BEGIN Data entries

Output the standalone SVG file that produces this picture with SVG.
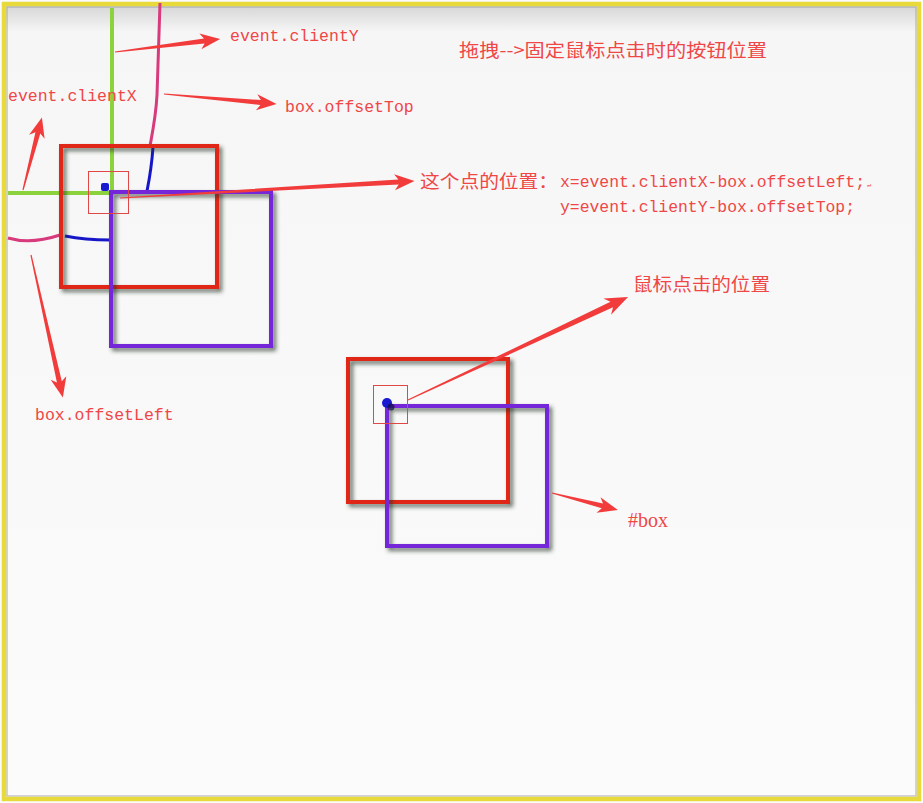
<svg xmlns="http://www.w3.org/2000/svg" width="923" height="803" viewBox="0 0 923 803">
<defs>
<linearGradient id="bg" x1="0" y1="0" x2="0" y2="1">
<stop offset="0" stop-color="#d4d4d4"/>
<stop offset="0.035" stop-color="#f6f6f6"/>
<stop offset="1" stop-color="#fbfbfb"/>
</linearGradient>
<filter id="sh" x="-10%" y="-10%" width="130%" height="130%">
<feGaussianBlur in="SourceGraphic" stdDeviation="0.6" result="b"/>
<feDropShadow in="b" dx="3" dy="3" stdDeviation="2.2" flood-color="#203020" flood-opacity="0.7"/>
</filter>
<filter id="soft"><feGaussianBlur stdDeviation="0.7"/></filter>
</defs>
<style>
.mono{font-family:"Liberation Mono","DejaVu Sans Mono",monospace;font-size:16.5px;fill:#f04646}
.cjk{font-family:"Noto Sans CJK SC","Noto Sans",sans-serif;font-size:18px;fill:#f04646}
.ser{font-family:"Liberation Serif",serif;font-size:20px;fill:#f04646}
.red{fill:none;stroke:#e02818;stroke-width:4}
.pur{fill:none;stroke:#7428d8;stroke-width:4}
.sel{fill:none;stroke:#e04848;stroke-width:1}
.arr{fill:#f23c3c}
</style>
<rect x="0" y="0" width="923" height="803" fill="#fbfbfb"/>
<rect x="4" y="4" width="915" height="795" fill="url(#bg)"/>
<rect x="7" y="7" width="909" height="789" fill="none" stroke="#9a9aaa" stroke-width="1.2" opacity="0.7"/>
<rect x="4" y="4" width="915" height="795" fill="none" stroke="#e8da3a" stroke-width="4.5"/>

<g id="upper-guides" filter="url(#soft)">
<path d="M112,8 L112,193 L8,193" fill="none" stroke="#8cd23c" stroke-width="4"/>
<path d="M160,3 C159,40 158,70 157,95 C156,115 153,130 150,146" fill="none" stroke="#d83a7c" stroke-width="3"/>
<path d="M153,147 C152,162 150,176 147,191" fill="none" stroke="#1818c8" stroke-width="3"/>
<path d="M8,238 C25,243 45,240 60,235" fill="none" stroke="#d83a7c" stroke-width="3"/>
<path d="M65,236 C80,239 95,240 110,240" fill="none" stroke="#1818c8" stroke-width="3"/>
</g>

<g id="box-upper-origin" filter="url(#sh)"><rect class="red" x="61" y="146" width="156" height="141"/></g>
<g id="box-upper-moved" filter="url(#sh)"><rect class="pur" x="111" y="192" width="160" height="154"/></g>
<g id="point-upper">
<rect x="101" y="183" width="8" height="8" rx="2" fill="#1a1ad0"/>
<rect class="sel" x="88.5" y="171.5" width="40" height="42"/>
</g>

<g id="box-lower-origin" filter="url(#sh)"><rect class="red" x="348" y="359" width="160" height="143"/></g>
<g id="box-lower-moved" filter="url(#sh)"><rect class="pur" x="387" y="406" width="160" height="140"/></g>
<g id="point-lower">
<circle cx="387" cy="403" r="5" fill="#1a1ad0"/>
<circle cx="391" cy="407" r="3.5" fill="#101040" opacity="0.7"/>
<rect class="sel" x="373.5" y="385.5" width="34" height="38"/>
</g>

<g id="connectors">
<polygon class="arr" transform="translate(115,52) rotate(-7.06)" points="0,-0.6 90,-2.5 86,-8 106,0 86,8 90,2.5 0,0.6"/>
<polygon class="arr" transform="translate(164,94) rotate(5.06)" points="0,-0.6 97,-2.5 93,-8 113,0 93,8 97,2.5 0,0.6"/>
<polygon class="arr" transform="translate(23,190) rotate(-75.4)" points="0,-0.6 59,-2.5 55,-8 75,0 55,8 59,2.5 0,0.6"/>
<polygon class="arr" transform="translate(31,255) rotate(77.4)" points="0,-0.6 130,-2.5 126,-8 146,0 126,8 130,2.5 0,0.6"/>
<polygon class="arr" transform="translate(120,198) rotate(-3.3)" points="0,-0.6 279,-2.5 275,-8 295,0 275,8 279,2.5 0,0.6"/>
<polygon class="arr" transform="translate(408,400) rotate(-25.1)" points="0,-0.6 225,-3 220,-9 243,0 220,9 225,3 0,0.6"/>
<polygon class="arr" transform="translate(552,493) rotate(14.4)" points="0,-0.6 52,-2.5 48,-8 68,0 48,8 52,2.5 0,0.6"/>
</g>

<g id="label-title"><text class="cjk" x="459" y="57" textLength="308" lengthAdjust="spacingAndGlyphs">拖拽--&gt;固定鼠标点击时的按钮位置</text></g>
<g id="label-clientY"><text class="mono" x="230" y="41">event.clientY</text></g>
<g id="label-clientX"><text class="mono" x="8" y="101">event.clientX</text></g>
<g id="label-offsetTop"><text class="mono" x="285" y="112">box.offsetTop</text></g>
<g id="label-offsetLeft"><text class="mono" x="35" y="420">box.offsetLeft</text></g>
<g id="label-formula">
<text class="cjk" x="420" y="188" textLength="138" lengthAdjust="spacingAndGlyphs">这个点的位置：</text>
<text class="mono" x="560" y="187" textLength="305" lengthAdjust="spacingAndGlyphs">x=event.clientX-box.offsetLeft;</text>
<text class="mono" x="867" y="187" style="font-size:7px">↵</text>
<text class="mono" x="560" y="212" textLength="295" lengthAdjust="spacingAndGlyphs">y=event.clientY-box.offsetTop;</text>
</g>
<g id="label-click"><text class="cjk" x="633" y="291" textLength="137" lengthAdjust="spacingAndGlyphs">鼠标点击的位置</text></g>
<g id="label-box"><text class="ser" x="628" y="527">#box</text></g>
</svg>
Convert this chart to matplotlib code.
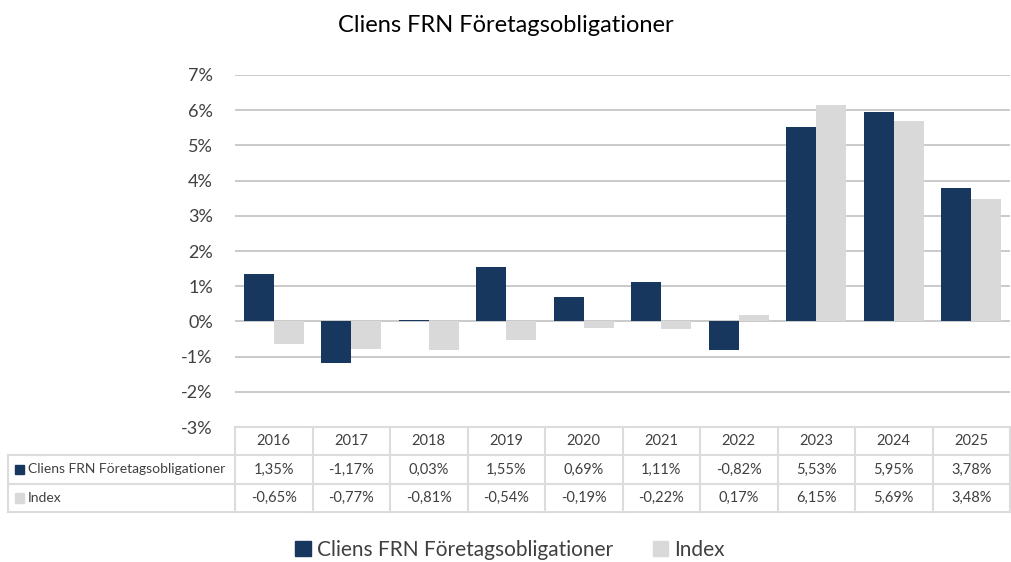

END Data entries

> [Aim] Without the pictures, extract every entry verbatim.

> [Result for this task]
Output the standalone SVG file that produces this picture with SVG.
<svg xmlns="http://www.w3.org/2000/svg" width="923" height="803" viewBox="0 0 923 803">
<defs>
<linearGradient id="bg" x1="0" y1="0" x2="0" y2="1">
<stop offset="0" stop-color="#d4d4d4"/>
<stop offset="0.035" stop-color="#f6f6f6"/>
<stop offset="1" stop-color="#fbfbfb"/>
</linearGradient>
<filter id="sh" x="-10%" y="-10%" width="130%" height="130%">
<feGaussianBlur in="SourceGraphic" stdDeviation="0.6" result="b"/>
<feDropShadow in="b" dx="3" dy="3" stdDeviation="2.2" flood-color="#203020" flood-opacity="0.7"/>
</filter>
<filter id="soft"><feGaussianBlur stdDeviation="0.7"/></filter>
</defs>
<style>
.mono{font-family:"Liberation Mono","DejaVu Sans Mono",monospace;font-size:16.5px;fill:#f04646}
.cjk{font-family:"Noto Sans CJK SC","Noto Sans",sans-serif;font-size:18px;fill:#f04646}
.ser{font-family:"Liberation Serif",serif;font-size:20px;fill:#f04646}
.red{fill:none;stroke:#e02818;stroke-width:4}
.pur{fill:none;stroke:#7428d8;stroke-width:4}
.sel{fill:none;stroke:#e04848;stroke-width:1}
.arr{fill:#f23c3c}
</style>
<rect x="0" y="0" width="923" height="803" fill="#fbfbfb"/>
<rect x="4" y="4" width="915" height="795" fill="url(#bg)"/>
<rect x="7" y="7" width="909" height="789" fill="none" stroke="#9a9aaa" stroke-width="1.2" opacity="0.7"/>
<rect x="4" y="4" width="915" height="795" fill="none" stroke="#e8da3a" stroke-width="4.5"/>

<g id="upper-guides" filter="url(#soft)">
<path d="M112,8 L112,193 L8,193" fill="none" stroke="#8cd23c" stroke-width="4"/>
<path d="M160,3 C159,40 158,70 157,95 C156,115 153,130 150,146" fill="none" stroke="#d83a7c" stroke-width="3"/>
<path d="M153,147 C152,162 150,176 147,191" fill="none" stroke="#1818c8" stroke-width="3"/>
<path d="M8,238 C25,243 45,240 60,235" fill="none" stroke="#d83a7c" stroke-width="3"/>
<path d="M65,236 C80,239 95,240 110,240" fill="none" stroke="#1818c8" stroke-width="3"/>
</g>

<g id="box-upper-origin" filter="url(#sh)"><rect class="red" x="61" y="146" width="156" height="141"/></g>
<g id="box-upper-moved" filter="url(#sh)"><rect class="pur" x="111" y="192" width="160" height="154"/></g>
<g id="point-upper">
<rect x="101" y="183" width="8" height="8" rx="2" fill="#1a1ad0"/>
<rect class="sel" x="88.5" y="171.5" width="40" height="42"/>
</g>

<g id="box-lower-origin" filter="url(#sh)"><rect class="red" x="348" y="359" width="160" height="143"/></g>
<g id="box-lower-moved" filter="url(#sh)"><rect class="pur" x="387" y="406" width="160" height="140"/></g>
<g id="point-lower">
<circle cx="387" cy="403" r="5" fill="#1a1ad0"/>
<circle cx="391" cy="407" r="3.5" fill="#101040" opacity="0.7"/>
<rect class="sel" x="373.5" y="385.5" width="34" height="38"/>
</g>

<g id="connectors">
<polygon class="arr" transform="translate(115,52) rotate(-7.06)" points="0,-0.6 90,-2.5 86,-8 106,0 86,8 90,2.5 0,0.6"/>
<polygon class="arr" transform="translate(164,94) rotate(5.06)" points="0,-0.6 97,-2.5 93,-8 113,0 93,8 97,2.5 0,0.6"/>
<polygon class="arr" transform="translate(23,190) rotate(-75.4)" points="0,-0.6 59,-2.5 55,-8 75,0 55,8 59,2.5 0,0.6"/>
<polygon class="arr" transform="translate(31,255) rotate(77.4)" points="0,-0.6 130,-2.5 126,-8 146,0 126,8 130,2.5 0,0.6"/>
<polygon class="arr" transform="translate(120,198) rotate(-3.3)" points="0,-0.6 279,-2.5 275,-8 295,0 275,8 279,2.5 0,0.6"/>
<polygon class="arr" transform="translate(408,400) rotate(-25.1)" points="0,-0.6 225,-3 220,-9 243,0 220,9 225,3 0,0.6"/>
<polygon class="arr" transform="translate(552,493) rotate(14.4)" points="0,-0.6 52,-2.5 48,-8 68,0 48,8 52,2.5 0,0.6"/>
</g>

<g id="label-title"><text class="cjk" x="459" y="57" textLength="308" lengthAdjust="spacingAndGlyphs">拖拽--&gt;固定鼠标点击时的按钮位置</text></g>
<g id="label-clientY"><text class="mono" x="230" y="41">event.clientY</text></g>
<g id="label-clientX"><text class="mono" x="8" y="101">event.clientX</text></g>
<g id="label-offsetTop"><text class="mono" x="285" y="112">box.offsetTop</text></g>
<g id="label-offsetLeft"><text class="mono" x="35" y="420">box.offsetLeft</text></g>
<g id="label-formula">
<text class="cjk" x="420" y="188" textLength="138" lengthAdjust="spacingAndGlyphs">这个点的位置：</text>
<text class="mono" x="560" y="187" textLength="305" lengthAdjust="spacingAndGlyphs">x=event.clientX-box.offsetLeft;</text>
<text class="mono" x="867" y="187" style="font-size:7px">↵</text>
<text class="mono" x="560" y="212" textLength="295" lengthAdjust="spacingAndGlyphs">y=event.clientY-box.offsetTop;</text>
</g>
<g id="label-click"><text class="cjk" x="633" y="291" textLength="137" lengthAdjust="spacingAndGlyphs">鼠标点击的位置</text></g>
<g id="label-box"><text class="ser" x="628" y="527">#box</text></g>
</svg>
Convert this chart to matplotlib code.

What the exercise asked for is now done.